A Frassineta di Piedimonte presso Palazzuolo (Firenze), in un antico resedio rurale,
su una finestra arcaica, è raffigurato un personaggio, una donna che lancia in aria
una ruota, entro la quale è iscritta una croce polare. La ruota, secondo l’antica
simbologia, rappresenterebbe il cielo o l’universo, mentre la croce polare l’unione
di due principi, cioè il cielo (principio attivo) e la terra (principio passivo).
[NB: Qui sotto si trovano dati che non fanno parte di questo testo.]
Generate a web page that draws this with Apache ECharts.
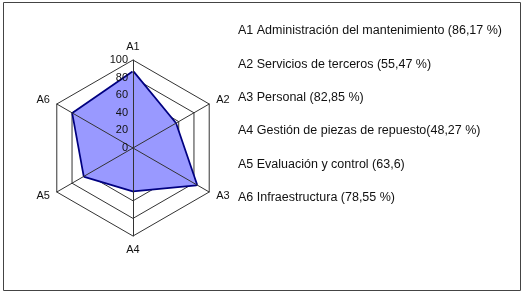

Questo simbolismo, che forse però è anche una allegoria (simbolismo e allegoria, pur
nella loro definizione concettuale ben precisa, sono concetti astratti, e molte
volte si fondono l’uno nell’altro: il simbolismo nell’allegoria e viceversa),
starebbero a significare che la donna (principio passivo), regge nelle sue mani la
terra (ancora principio passivo) e il genere umano (principio attivo e passivo). La
donna è anche simbolo della spiritualità sacerdotale, colei che ha generato il
genere umano: la fattrice, la Madre. Questa simbologia donna-ruota (terra) è
comunissima nell’antichità e, in particolare, la donna che lancia in aria la ruota
si ritrova su vasi attici e nella simbologia etrusca. Ciò non vuol dire però che ci
sia un legame diretto fra la raffigurazione di Frassineta di Piedimonte di
Palazzuolo e i Greci o gli Etruschi. In altre parole, non è detto che per via di
quella raffigurazione di Frassineta (che è una derivazione diretta della cultura
greco-etrusca), o per altre risultanze simili, si possa affermare con sicurezza
assoluta che gli etruschi abbiano abitato massicciamente, con numerosi villaggi,
queste zone montane fra Toscana e Emilia-Romagna. Anche se scavi abbastanza recenti,
condotti dalla Soprintendenza Archeologica per l’Emilia Romagna, hanno accertato la
“presenza” di insediamenti etruschi a Monte Bibele (Idice), che non dista molto da
Frassineta di Piedimonte. Un altro esempio di come attraverso la simbologia presente
nellAppennino, nelle sue forme più svariate, si possono fare ipotesi circa la
discendenza di quelle popolazioni da una civiltà piuttosto che da un’altra.